Moving from Python to the better-performing but complex C is time-consuming. The popular Rust, praised for its safe and stable nature, often proves too verbose for scientific applications because it cannot be interpreted at a glance. Compared to other programming languages, Julia code is quite straightforward. That sounds like an excellent resume for achieving wider adoption among development teams, especially if they are currently using Python. However, several factors have thrown a spanner in the works.

The strength and weakness of the Julia community

It should be an advantage of Julia that it is “truly” open source, with no meaningful restrictions on the distribution of software built on this language. The project has over 1,000 contributors and runs on developer feedback. Ideally, that fixes persistent problems, but that is far from the case. In a blog titled “Why I no longer recommend Julia,” developer Yuri Vishnevsky states that the programming language’s problems are regularly swept under the rug by the community.

Every language has bugs. However, Vishnevsky doesn’t take issue with the bugs themselves, but the culture around discussing them online. He points to five previous blogs by others that raised various problems, to which the Julia community responded with denials and trivializations.

One problem here is that not everyone agrees on what constitutes a bug. In the official documentation, the Julia development team admits that the compiler is unconventional and can feel unintuitive. Once users figure out exactly how the language works, they can expect performance close to that of C. It is up to “Julians,” as supporters of the language are called, to convince others of that new approach.

The popularity problem

A central problem is simply that Julia is used far less than other languages. The TIOBE Index places the Julia programming language 37th, with virtually all the options that Julia was supposed to replace above it. Granted, this index isn’t known to be 100% accurate, but it’s at least some indication that adoption of Julia is far from meteoric. Python is right at the top, and for specific applications is actually currently experiencing a meteoric rise in popularity. This level of popularity means that single Python packages will often even offer more support than the entire Julia language does.

Tip: Popularity of Python continues to rise against backdrop of AI race

This results in a lack of support, as many a developer has discovered. Those looking for specific information to perform a particular action often find the desired assistance missing. A key benefit of popular languages being widely-used is that the community finds ways to simplify common tasks, optimize them, provide tutorials or simply answer them on Stack Overflow.

Some “Julians” will have hopes that their favourite language will eventually replace Python or at least catch up to it at some point. They might draw hope from Kotlin, which, as a relatively young language, is now the lingua franca on Android. However, Kotlin managed to overcome the incumbent Java because Android builder Google deliberately chose to promote it. Without this assist by Google, Kotlin would never have grown as quickly, its developers think. Could the rise of AI mean a similar popularity explosion for Julia?

The rise of AI

The biggest problem for Julia has nothing to do with the language itself: Python is already the most obvious option and isn’t in need of an alternative. Although the rise of AI presents new challenges for developers, they can reach for the tools that are familiar to them. Torsten Grabs, Senior Director of Product Management at Snowflake, described in detail on our Dutch-language site last year how versatile Python is. “For example, it forms the basis of Netflix’s algorithm and the software that drives self-driving cars,” he wrote at the time. Its extensive ecosystem of libraries offers a versatility that no alternative can match.
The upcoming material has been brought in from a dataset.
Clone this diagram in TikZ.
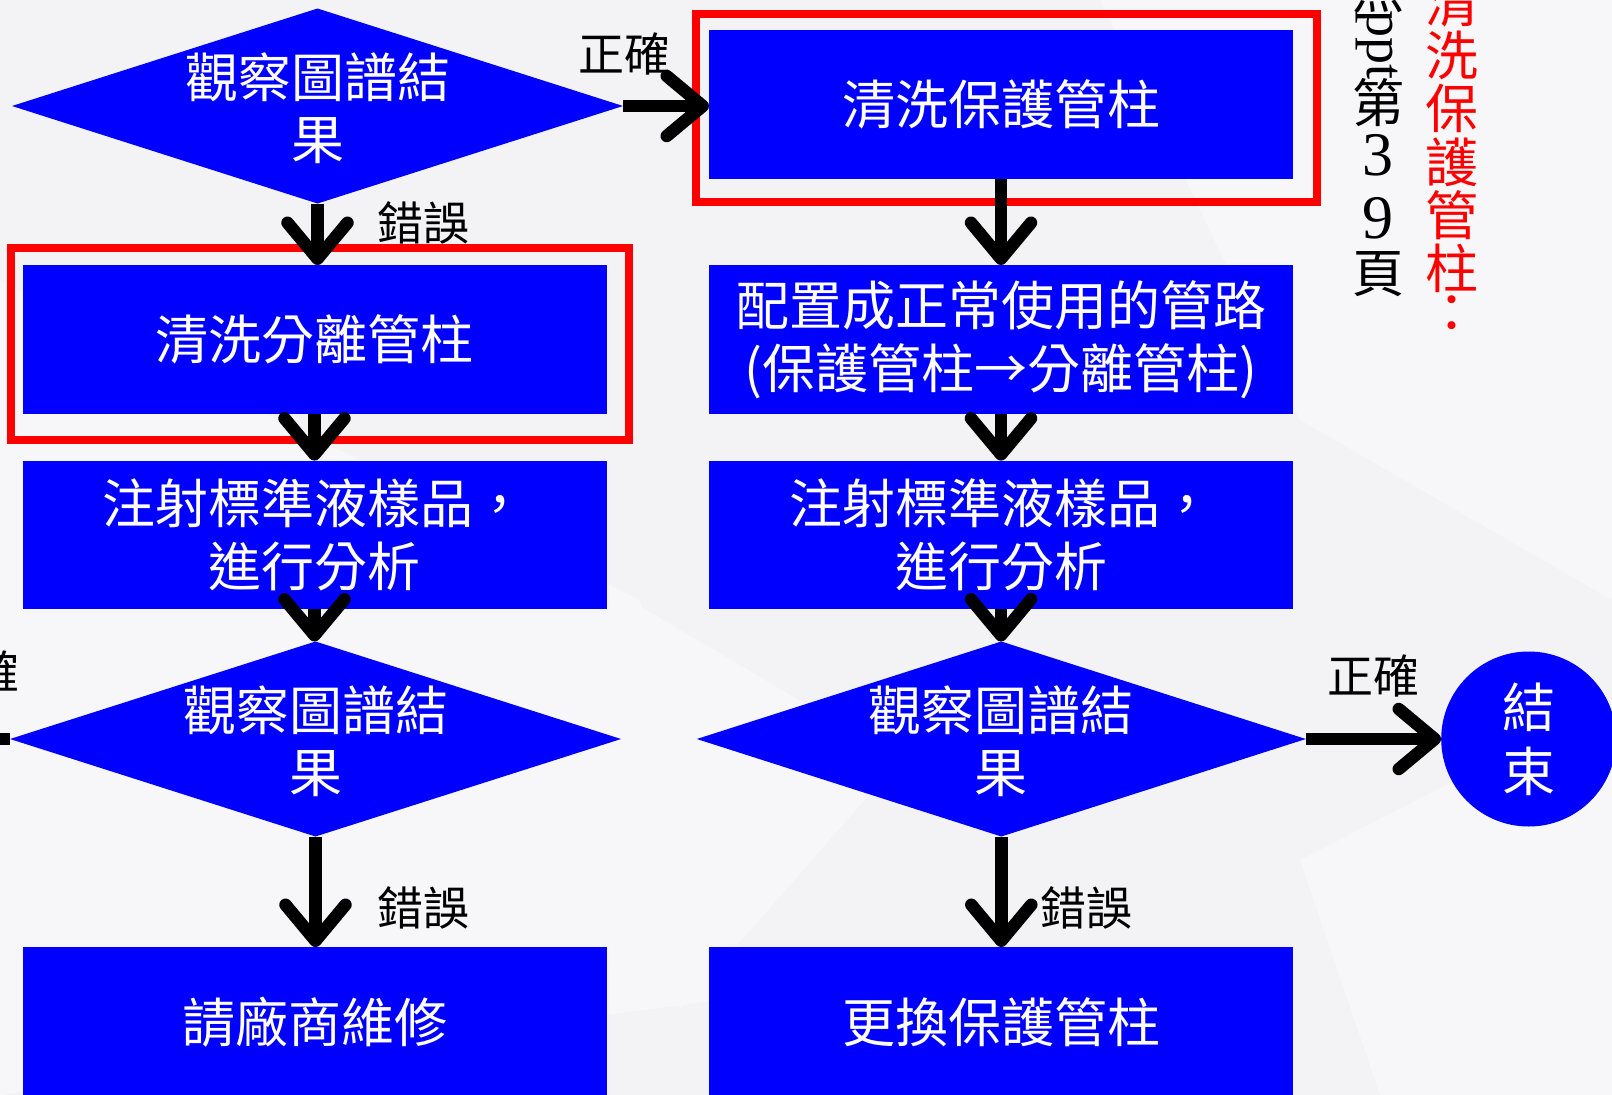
\documentclass[tikz,border=0pt]{standalone}
\usepackage{fontspec}
\newfontfamily\cjk{Noto Sans CJK TC}
\newfontfamily\lserif{Liberation Serif}
\usetikzlibrary{shapes.geometric,arrows.meta}
\definecolor{bgc}{RGB}{243,243,245}
\definecolor{bgl}{RGB}{247,247,249}
\definecolor{pblue}{RGB}{0,0,255}
\definecolor{pred}{RGB}{255,0,0}
\tikzset{
  box/.style={fill=pblue, inner sep=0pt, outer sep=0pt, minimum width=584pt, minimum height=149pt,
    text=white, font=\cjk\fontsize{53}{63}\selectfont, align=center},
  dia/.style={diamond, fill=pblue, inner sep=0pt, outer sep=0pt, minimum width=611pt, minimum height=195pt},
  dtext/.style={text=white, font=\cjk\fontsize{53}{62}\selectfont, align=center, inner sep=0pt},
  redbox/.style={draw=pred, line width=8pt, inner sep=0pt, outer sep=0pt},
  arr/.style={line width=12.5pt, -{Straight Barb[round,length=36pt,width=60pt]}},
  lbl/.style={font=\cjk\fontsize{46}{50}\selectfont, text=black, inner sep=0pt},
  vblack/.style={font=\cjk\fontsize{52}{52}\selectfont, text=black, inner sep=0pt, anchor=base},
  vred/.style={font=\cjk\fontsize{53}{53}\selectfont, text=pred, inner sep=0pt, anchor=base},
}
\begin{document}
\begin{tikzpicture}[x=1pt,y=-1pt]
\useasboundingbox (0,0) rectangle (1612,1095);
\clip (0,0) rectangle (1612,1095);
% background
\fill[bgc] (0,0) rectangle (1612,1095);
\fill[bgl] (0,280) -- (640,600) -- (720,1000) -- (0,1095) -- cycle;
\fill[bgl] (630,600) -- (900,760) -- (680,1010) -- cycle;
\fill[bgl] (1100,0) -- (1612,0) -- (1612,600) -- (1300,420) -- cycle;
\fill[bgl] (1300,860) -- (1612,700) -- (1612,1095) -- (1380,1095) -- cycle;

% blue boxes
\node[box] (b1) at (1001,104.4) {清洗保護管柱};
\node[box] (b2) at (314.5,339.5) {清洗分離管柱};
\node[box] (b3) at (1001,339.5) {配置成正常使用的管路\\(保護管柱→分離管柱)};
\node[box, minimum height=148pt] (b4) at (314.5,534.6) {注射標準液樣品，\\進行分析};
\node[box, minimum height=148pt] (b5) at (1001,534.6) {注射標準液樣品，\\進行分析};
\node[box, minimum height=150pt] (b6) at (314.5,1022) {請廠商維修};
\node[box, minimum height=150pt] (b7) at (1001,1022) {更換保護管柱};

% diamonds
\node[dia] (d1) at (317.5,106) {};
\node[dtext] (d1t) at (317.5,108) {觀察圖譜結\\果};
\node[dia] (d2) at (315.5,739) {};
\node[dtext] (d2t) at (315.5,741) {觀察圖譜結\\果};
\node[dia, minimum width=609pt] (d3) at (1001.3,739) {};
\node[dtext] (d3t) at (1001.3,741) {觀察圖譜結\\果};

% end circle
\node[circle, fill=pblue, minimum size=175pt, inner sep=0pt, text=white,
  font=\cjk\fontsize{53}{64}\selectfont, align=center] (c) at (1528.7,739) {結\\束};

% red highlight boxes
\node[redbox, minimum width=621pt, minimum height=188pt] (r1) at (1006.5,108) {};
\node[redbox, minimum width=618pt, minimum height=192pt] (r2) at (320,344) {};

% connectors
\draw[arr] (d1.east) -- (d1.east -| b1.west);
\draw[arr] (d1.south) -- (d1.south |- b2.north);
\draw[arr] (b2.south) -- (b4.north);
\draw[arr] (b4.south) -- (b4.south |- d2.north);
\draw[arr] (d2.south) -- (d2.south |- b6.north);
\draw[arr] (b1.south) -- (b3.north);
\draw[arr] (b3.south) -- (b5.north);
\draw[arr] (b5.south) -- (b5.south |- d3.north);
\draw[arr] (d3.south) -- (d3.south |- b7.north);
\draw[arr] (d3.east) -- (c.west);
\coordinate (lout) at (-70,739);
\draw[arr] (d2.west) -- (lout);

% labels
\node[lbl] (l1) at (624,54) {正確};
\node[lbl] (l2) at (423,223) {錯誤};
\node[lbl] (l3) at (423,908) {錯誤};
\node[lbl] (l4) at (1086,908) {錯誤};
\node[lbl] (l5) at (1373,676) {正確};
\node[lbl] (l6) at (-26,672) {正確};

% vertical black note
\node[vblack] (v0) at (1378,8) {照};
\node[font=\lserif\fontsize{54}{54}\selectfont, rotate=-90, inner sep=0pt] (vppt) at (1377,45) {ppt};
\node[vblack] (v1) at (1378,122) {第};
\node[font=\lserif\fontsize{62}{62}\selectfont, inner sep=0pt] (v2) at (1378,155) {3};
\node[font=\lserif\fontsize{62}{62}\selectfont, inner sep=0pt] (v3) at (1378,218) {9};
\node[vblack] (v4) at (1378,292) {頁};

% vertical red note
\node[vred] (w0) at (1452,22) {清};
\node[vred] (w1) at (1452,75) {洗};
\node[vred] (w2) at (1452,128) {保};
\node[vred] (w3) at (1452,182) {護};
\node[vred] (w4) at (1452,235) {管};
\node[vred] (w5) at (1452,288) {柱};
\node[font=\cjk\fontsize{53}{53}\selectfont, text=pred, inner sep=0pt] (w6) at (1452,314) {：};
\end{tikzpicture}
\end{document}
Despite that versatility, a large group of Python developers specialize precisely in data analysis (51 percent) and ML (38 percent). Regardless of Julia’s functional advantages, the time-to-market for AI applications with Python is faster because all the tools are at hand. In addition, millions of programmers can use such tools right away. In other words, the niche is already filled, and by none other than the single most common programming language in the world. It means that Julia, despite all its positives, is confined to a niche it has little hope of escaping.